A couple of days ago, I received a PM from someone. When I tried to reply, my message was blocked. The  reason given was that the person who wrote to me, had either elected not to receive PMs or was not allowed by this site to receive PMs. Since  the PM I received was a question, I suspect the latter reason is what happened.  

I'm wondering how come the person can send PMs but not receive them? Doesn't make sense to me.


----------



## Andy M. (Nov 1, 2007)

This site was spammed by a member who sent out PMs to a significant number of members - all of them pretty much the same.  Site administration caught up with the person and banned her as quickly as we could.  The link in the PM was a potential problem for your computer.


----------



## Mel! (Nov 1, 2007)

Oh, I just opened the link I think u are referring to.
What kind of problems can it cause for my computer?

Mel


----------



## AllenOK (Nov 1, 2007)

Luckily that link wouldn't load for me.


----------



## Bilby (Nov 2, 2007)

I opened the link but didn't find any problems with the site only that it looked dead dodgy.  The forum title had me even more alert!  I sort of rushed thru a glance of the page in case there was something I didn't want to see on it.  Luckily my eyesight isn't as great as it once was...


----------



## TATTRAT (Nov 2, 2007)

Well in short, if you are a member here and regular here, you know to look first. If the User name is registered as banned, don't bother opening it. 

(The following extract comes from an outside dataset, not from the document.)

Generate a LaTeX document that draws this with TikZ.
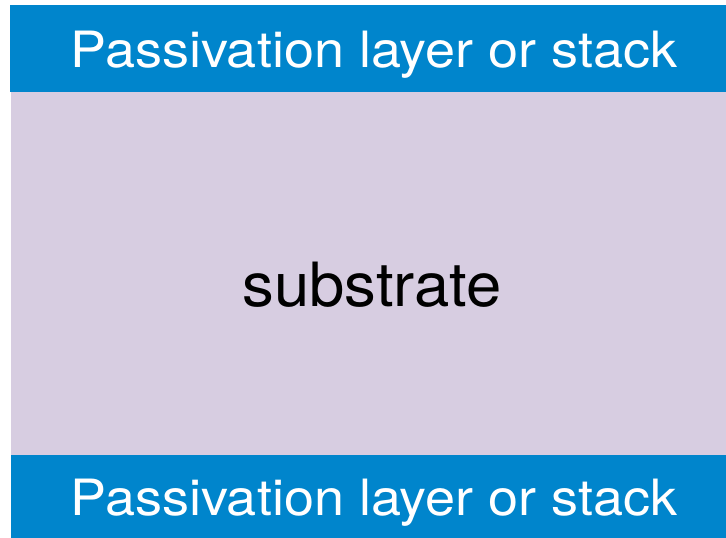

Though it might not even be spam per se, it could just be a ploy to prop-op ones site and gain hits, either way, DC looses, and it is NOT worth the possible threats it can bring to your personal pc.


----------



## elaine l (Nov 2, 2007)

I also received that email and wondered about it.  I did notice the "banned" and deleted it.


----------



## Callisto in NC (Nov 2, 2007)

She wasn't banned when I got mine.  I clicked but it was no big deal.  I run spybot and avast all the time so it didn't affect my computer.


----------